* WHAT TO DO: Whenever a line below holds the word "page", copy that line.
---------- INFORMATION SHOWN
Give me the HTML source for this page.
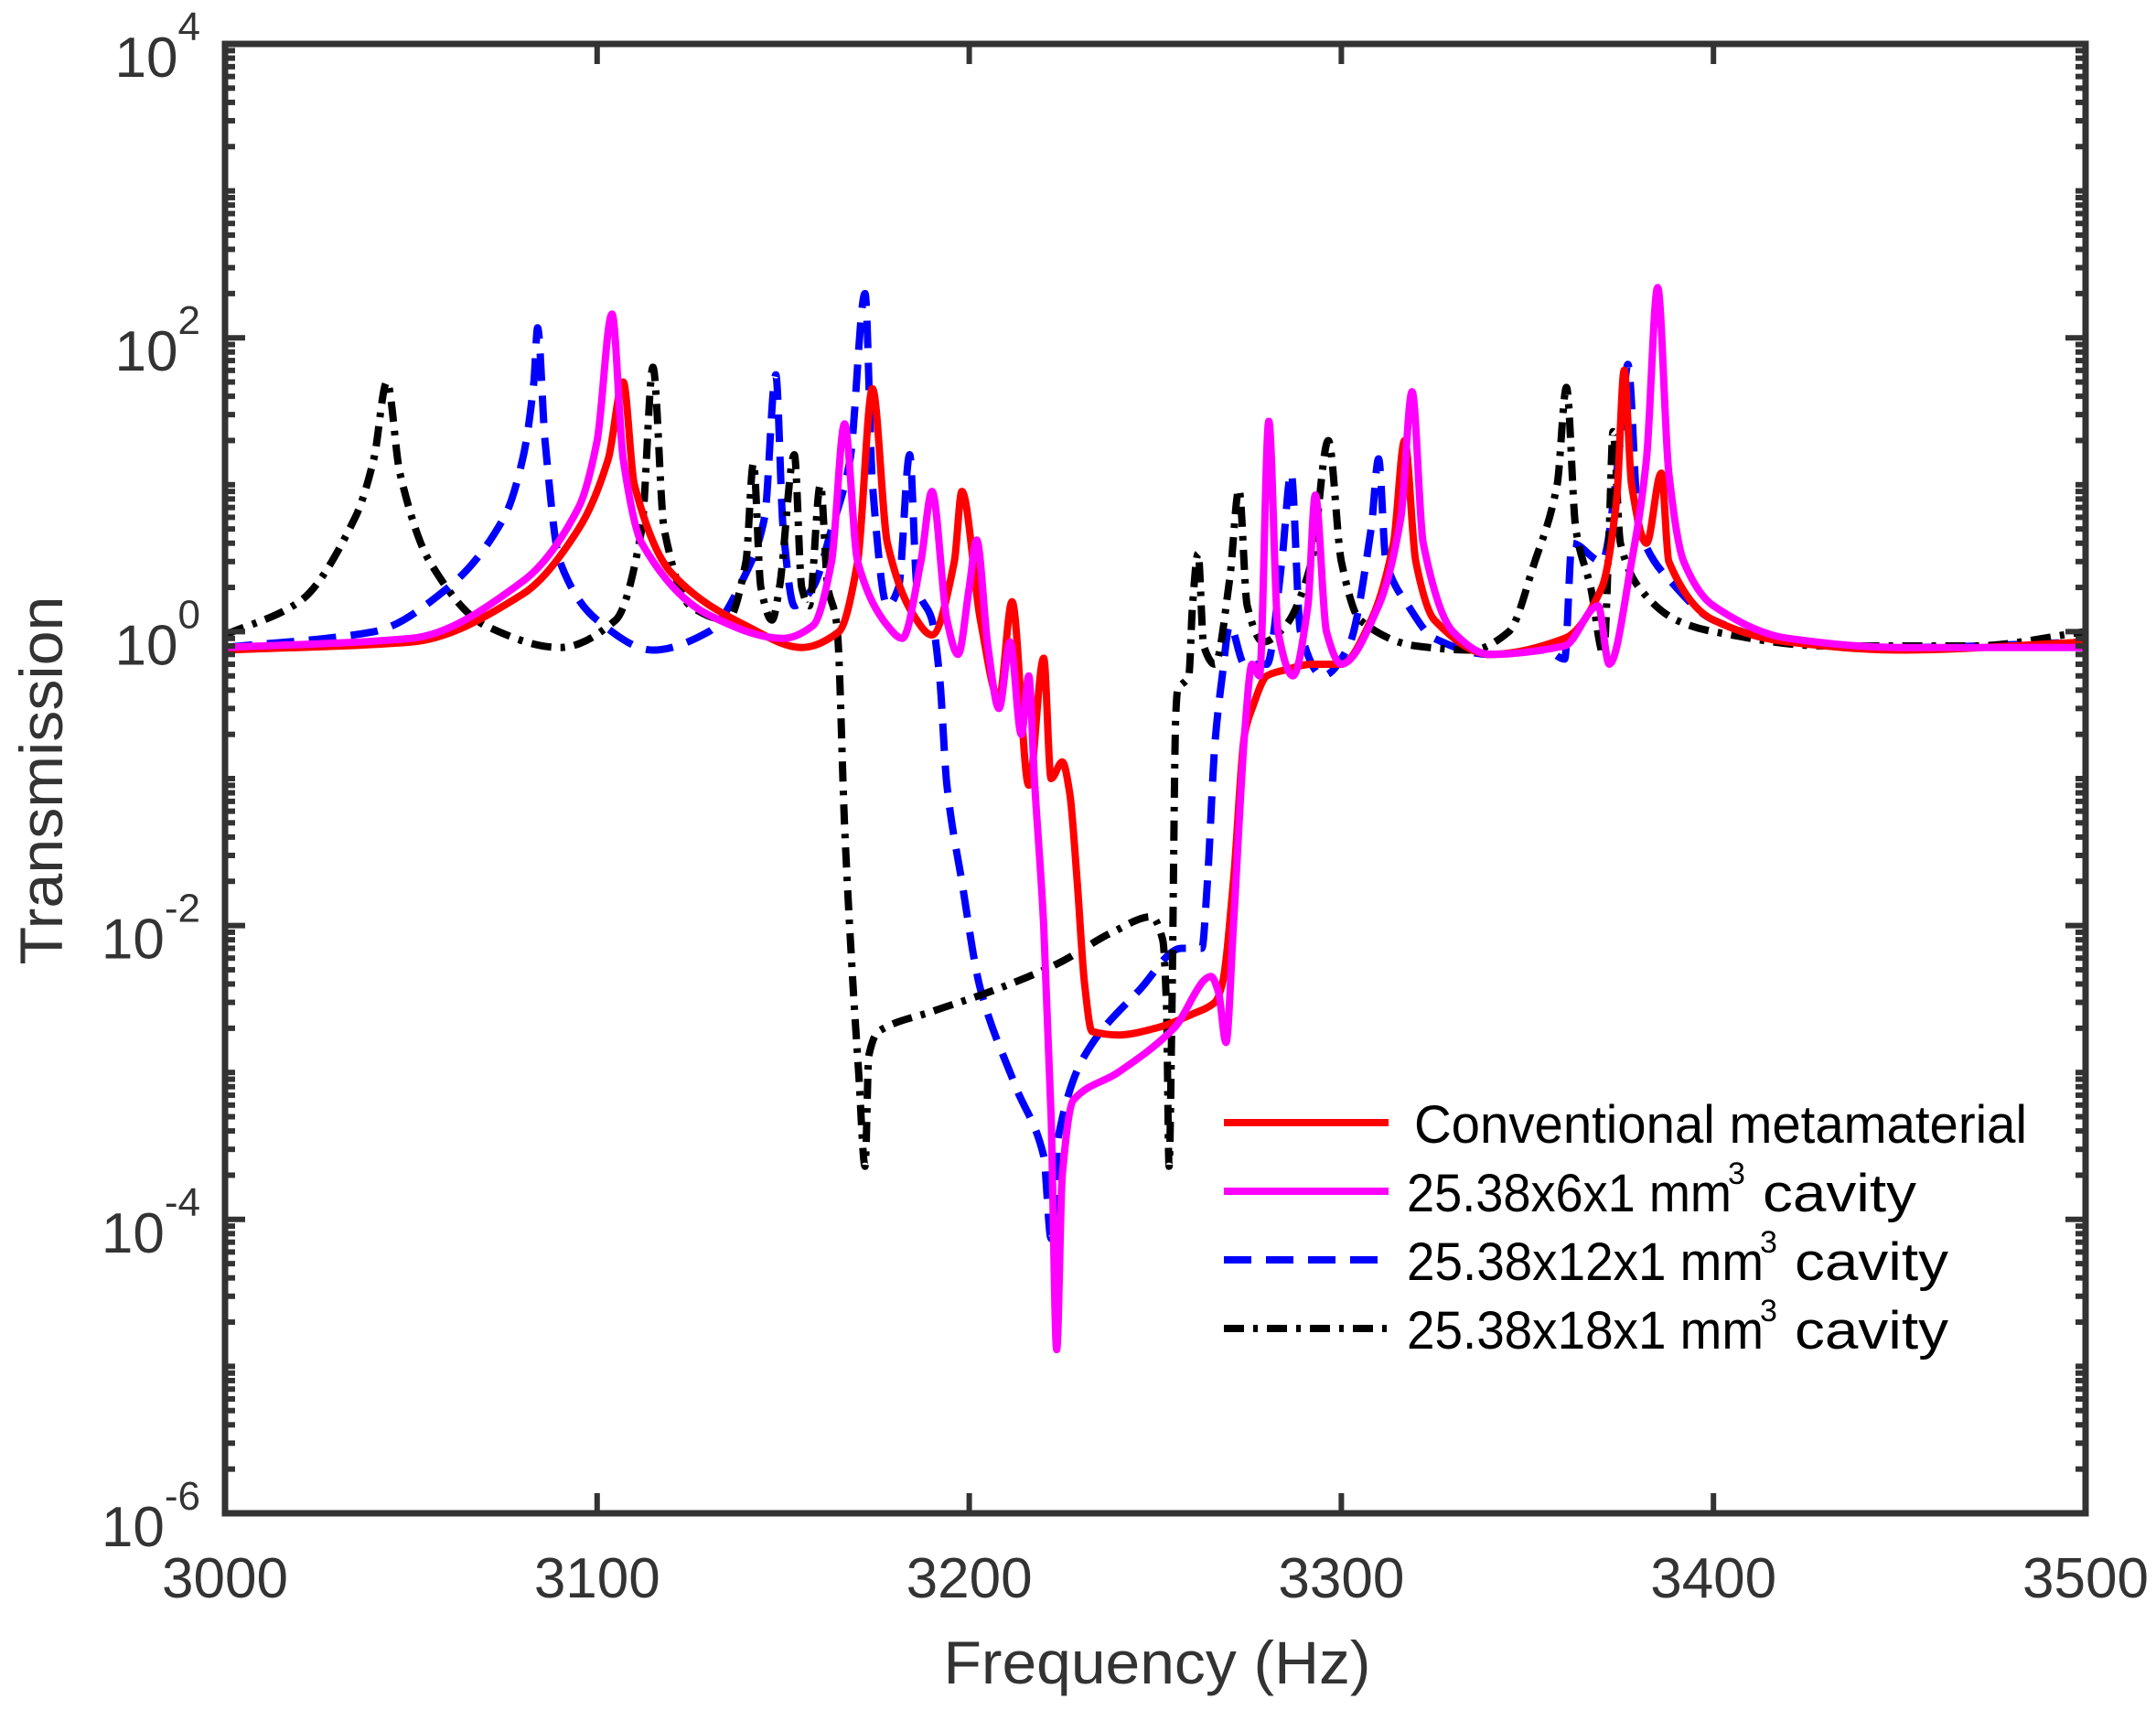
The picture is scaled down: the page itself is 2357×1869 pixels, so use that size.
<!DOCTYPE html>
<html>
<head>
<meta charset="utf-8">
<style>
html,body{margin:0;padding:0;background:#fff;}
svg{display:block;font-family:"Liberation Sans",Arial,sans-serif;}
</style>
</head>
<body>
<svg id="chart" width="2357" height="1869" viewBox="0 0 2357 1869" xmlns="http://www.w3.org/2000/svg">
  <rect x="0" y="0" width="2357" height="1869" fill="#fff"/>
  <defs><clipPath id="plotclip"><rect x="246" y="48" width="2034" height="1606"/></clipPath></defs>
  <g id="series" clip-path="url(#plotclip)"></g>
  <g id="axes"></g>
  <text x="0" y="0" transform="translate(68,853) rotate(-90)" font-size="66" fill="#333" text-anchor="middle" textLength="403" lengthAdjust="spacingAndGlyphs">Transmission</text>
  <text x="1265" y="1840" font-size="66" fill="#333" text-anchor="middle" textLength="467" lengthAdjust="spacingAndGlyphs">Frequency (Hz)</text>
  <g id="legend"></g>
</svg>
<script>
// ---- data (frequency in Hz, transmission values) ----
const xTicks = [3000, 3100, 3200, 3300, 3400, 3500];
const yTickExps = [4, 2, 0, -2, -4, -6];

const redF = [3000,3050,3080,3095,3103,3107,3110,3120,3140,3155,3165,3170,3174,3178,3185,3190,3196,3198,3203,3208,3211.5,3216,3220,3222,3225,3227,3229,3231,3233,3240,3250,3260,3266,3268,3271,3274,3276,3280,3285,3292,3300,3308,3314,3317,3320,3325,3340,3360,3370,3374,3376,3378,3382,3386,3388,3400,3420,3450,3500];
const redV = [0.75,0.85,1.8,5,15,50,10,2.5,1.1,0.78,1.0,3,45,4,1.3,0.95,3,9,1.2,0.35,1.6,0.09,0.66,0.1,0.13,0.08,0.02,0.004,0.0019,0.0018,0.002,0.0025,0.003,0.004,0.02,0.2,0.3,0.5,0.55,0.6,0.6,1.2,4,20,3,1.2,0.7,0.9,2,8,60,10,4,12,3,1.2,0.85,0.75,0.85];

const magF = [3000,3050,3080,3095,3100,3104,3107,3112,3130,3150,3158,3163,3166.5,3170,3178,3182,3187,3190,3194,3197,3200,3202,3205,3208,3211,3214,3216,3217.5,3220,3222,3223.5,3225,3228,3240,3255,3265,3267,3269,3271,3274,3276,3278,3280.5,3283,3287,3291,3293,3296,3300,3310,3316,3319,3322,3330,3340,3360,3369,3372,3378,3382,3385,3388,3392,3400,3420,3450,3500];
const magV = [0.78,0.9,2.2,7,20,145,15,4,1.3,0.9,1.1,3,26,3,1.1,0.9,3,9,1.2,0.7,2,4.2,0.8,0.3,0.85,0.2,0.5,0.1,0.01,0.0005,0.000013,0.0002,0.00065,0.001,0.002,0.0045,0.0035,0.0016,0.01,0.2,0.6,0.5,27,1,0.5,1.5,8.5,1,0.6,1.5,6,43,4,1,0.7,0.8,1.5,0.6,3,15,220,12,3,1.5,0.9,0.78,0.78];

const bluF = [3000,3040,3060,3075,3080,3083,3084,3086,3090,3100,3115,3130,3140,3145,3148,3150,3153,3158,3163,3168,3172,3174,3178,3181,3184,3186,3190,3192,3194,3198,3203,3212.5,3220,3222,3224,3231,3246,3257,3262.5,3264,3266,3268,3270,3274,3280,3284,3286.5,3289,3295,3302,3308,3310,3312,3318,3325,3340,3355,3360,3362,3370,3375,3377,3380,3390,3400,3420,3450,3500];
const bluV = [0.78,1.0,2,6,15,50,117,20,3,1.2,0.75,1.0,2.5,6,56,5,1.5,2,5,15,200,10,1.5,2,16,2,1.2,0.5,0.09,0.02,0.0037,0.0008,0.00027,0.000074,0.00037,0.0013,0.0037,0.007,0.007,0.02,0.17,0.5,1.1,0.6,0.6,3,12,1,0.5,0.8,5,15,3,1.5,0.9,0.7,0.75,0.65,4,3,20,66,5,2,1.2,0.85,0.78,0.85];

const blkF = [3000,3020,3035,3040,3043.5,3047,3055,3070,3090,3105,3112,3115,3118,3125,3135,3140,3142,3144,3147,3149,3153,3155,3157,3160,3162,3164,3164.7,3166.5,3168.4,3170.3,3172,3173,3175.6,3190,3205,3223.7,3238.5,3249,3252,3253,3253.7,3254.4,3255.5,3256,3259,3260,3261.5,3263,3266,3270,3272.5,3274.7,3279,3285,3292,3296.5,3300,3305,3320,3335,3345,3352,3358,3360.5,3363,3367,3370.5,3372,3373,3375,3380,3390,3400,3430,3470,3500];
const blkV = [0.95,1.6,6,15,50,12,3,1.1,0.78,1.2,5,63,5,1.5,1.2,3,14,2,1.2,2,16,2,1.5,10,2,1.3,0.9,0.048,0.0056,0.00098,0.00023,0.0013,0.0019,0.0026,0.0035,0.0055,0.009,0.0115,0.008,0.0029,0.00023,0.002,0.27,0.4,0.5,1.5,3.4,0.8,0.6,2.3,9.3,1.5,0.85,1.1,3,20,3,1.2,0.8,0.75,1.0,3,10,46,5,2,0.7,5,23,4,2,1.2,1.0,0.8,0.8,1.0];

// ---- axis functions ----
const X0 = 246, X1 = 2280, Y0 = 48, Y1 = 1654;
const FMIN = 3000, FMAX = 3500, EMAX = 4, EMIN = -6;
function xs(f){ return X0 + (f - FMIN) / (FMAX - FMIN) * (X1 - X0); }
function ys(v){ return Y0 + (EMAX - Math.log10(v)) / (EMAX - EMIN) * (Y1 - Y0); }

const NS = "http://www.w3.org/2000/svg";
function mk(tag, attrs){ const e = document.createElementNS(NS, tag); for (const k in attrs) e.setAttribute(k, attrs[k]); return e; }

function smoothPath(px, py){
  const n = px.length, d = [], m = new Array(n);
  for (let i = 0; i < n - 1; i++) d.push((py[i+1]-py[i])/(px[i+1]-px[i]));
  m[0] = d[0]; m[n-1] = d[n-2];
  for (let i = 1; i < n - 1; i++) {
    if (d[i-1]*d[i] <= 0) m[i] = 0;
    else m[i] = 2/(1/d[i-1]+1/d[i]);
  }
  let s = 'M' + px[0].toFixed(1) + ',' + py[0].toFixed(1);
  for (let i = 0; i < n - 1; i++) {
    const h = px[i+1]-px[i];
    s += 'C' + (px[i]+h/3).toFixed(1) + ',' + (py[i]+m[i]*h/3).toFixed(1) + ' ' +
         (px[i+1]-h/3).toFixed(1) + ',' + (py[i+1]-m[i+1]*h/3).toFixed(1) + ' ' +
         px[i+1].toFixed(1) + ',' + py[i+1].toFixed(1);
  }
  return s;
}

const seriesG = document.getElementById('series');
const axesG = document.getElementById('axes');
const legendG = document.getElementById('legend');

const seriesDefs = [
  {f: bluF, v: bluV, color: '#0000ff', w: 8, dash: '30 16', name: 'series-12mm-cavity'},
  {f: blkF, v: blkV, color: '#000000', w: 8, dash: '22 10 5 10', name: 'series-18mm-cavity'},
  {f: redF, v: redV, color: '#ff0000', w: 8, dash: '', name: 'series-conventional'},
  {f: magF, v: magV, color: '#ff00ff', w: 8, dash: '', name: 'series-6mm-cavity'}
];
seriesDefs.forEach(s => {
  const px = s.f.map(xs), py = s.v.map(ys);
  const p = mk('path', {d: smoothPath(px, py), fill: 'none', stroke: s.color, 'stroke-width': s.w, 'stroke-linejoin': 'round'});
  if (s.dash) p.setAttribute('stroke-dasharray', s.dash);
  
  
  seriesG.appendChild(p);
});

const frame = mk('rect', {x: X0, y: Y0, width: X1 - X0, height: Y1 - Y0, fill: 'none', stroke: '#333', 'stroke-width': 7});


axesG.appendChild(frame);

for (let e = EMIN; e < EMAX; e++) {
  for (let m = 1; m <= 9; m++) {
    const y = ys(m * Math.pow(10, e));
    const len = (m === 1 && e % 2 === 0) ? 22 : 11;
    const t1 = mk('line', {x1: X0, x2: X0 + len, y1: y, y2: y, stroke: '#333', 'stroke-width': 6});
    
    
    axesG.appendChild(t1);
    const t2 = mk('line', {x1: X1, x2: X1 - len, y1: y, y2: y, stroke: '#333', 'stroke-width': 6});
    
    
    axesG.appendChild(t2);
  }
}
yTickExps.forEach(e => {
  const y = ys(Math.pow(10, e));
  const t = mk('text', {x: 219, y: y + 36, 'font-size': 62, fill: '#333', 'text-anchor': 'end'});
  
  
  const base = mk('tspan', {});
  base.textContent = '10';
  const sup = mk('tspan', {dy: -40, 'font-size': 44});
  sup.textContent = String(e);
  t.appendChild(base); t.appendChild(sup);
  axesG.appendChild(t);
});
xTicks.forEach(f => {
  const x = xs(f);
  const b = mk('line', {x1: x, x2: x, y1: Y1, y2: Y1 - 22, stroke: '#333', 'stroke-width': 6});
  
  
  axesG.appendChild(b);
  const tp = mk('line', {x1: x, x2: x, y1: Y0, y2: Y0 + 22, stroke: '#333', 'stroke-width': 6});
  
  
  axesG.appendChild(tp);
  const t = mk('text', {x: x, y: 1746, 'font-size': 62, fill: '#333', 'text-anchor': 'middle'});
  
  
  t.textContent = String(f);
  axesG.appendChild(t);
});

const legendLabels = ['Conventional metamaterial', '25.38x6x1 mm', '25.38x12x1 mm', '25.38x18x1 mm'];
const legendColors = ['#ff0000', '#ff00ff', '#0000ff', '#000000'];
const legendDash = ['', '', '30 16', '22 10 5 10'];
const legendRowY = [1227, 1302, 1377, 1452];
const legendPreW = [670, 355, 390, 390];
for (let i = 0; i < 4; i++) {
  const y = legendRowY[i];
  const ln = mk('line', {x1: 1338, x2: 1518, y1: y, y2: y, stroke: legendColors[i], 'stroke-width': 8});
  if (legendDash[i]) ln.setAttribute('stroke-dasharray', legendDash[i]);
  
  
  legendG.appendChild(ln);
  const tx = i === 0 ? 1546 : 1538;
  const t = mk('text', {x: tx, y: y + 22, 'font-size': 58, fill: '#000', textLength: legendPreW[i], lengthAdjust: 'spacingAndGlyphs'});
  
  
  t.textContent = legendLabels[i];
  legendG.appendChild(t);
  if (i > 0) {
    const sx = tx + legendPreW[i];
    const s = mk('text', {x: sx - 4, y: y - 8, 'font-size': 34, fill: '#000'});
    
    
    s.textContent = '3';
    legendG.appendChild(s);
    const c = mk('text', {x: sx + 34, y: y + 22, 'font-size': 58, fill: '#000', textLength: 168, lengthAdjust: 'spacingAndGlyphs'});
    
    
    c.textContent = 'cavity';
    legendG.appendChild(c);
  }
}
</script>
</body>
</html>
--------------------
* EXERCISE RESPONSE:
Give me the HTML source for this page.
The picture is scaled down: the page itself is 2357×1869 pixels, so use that size.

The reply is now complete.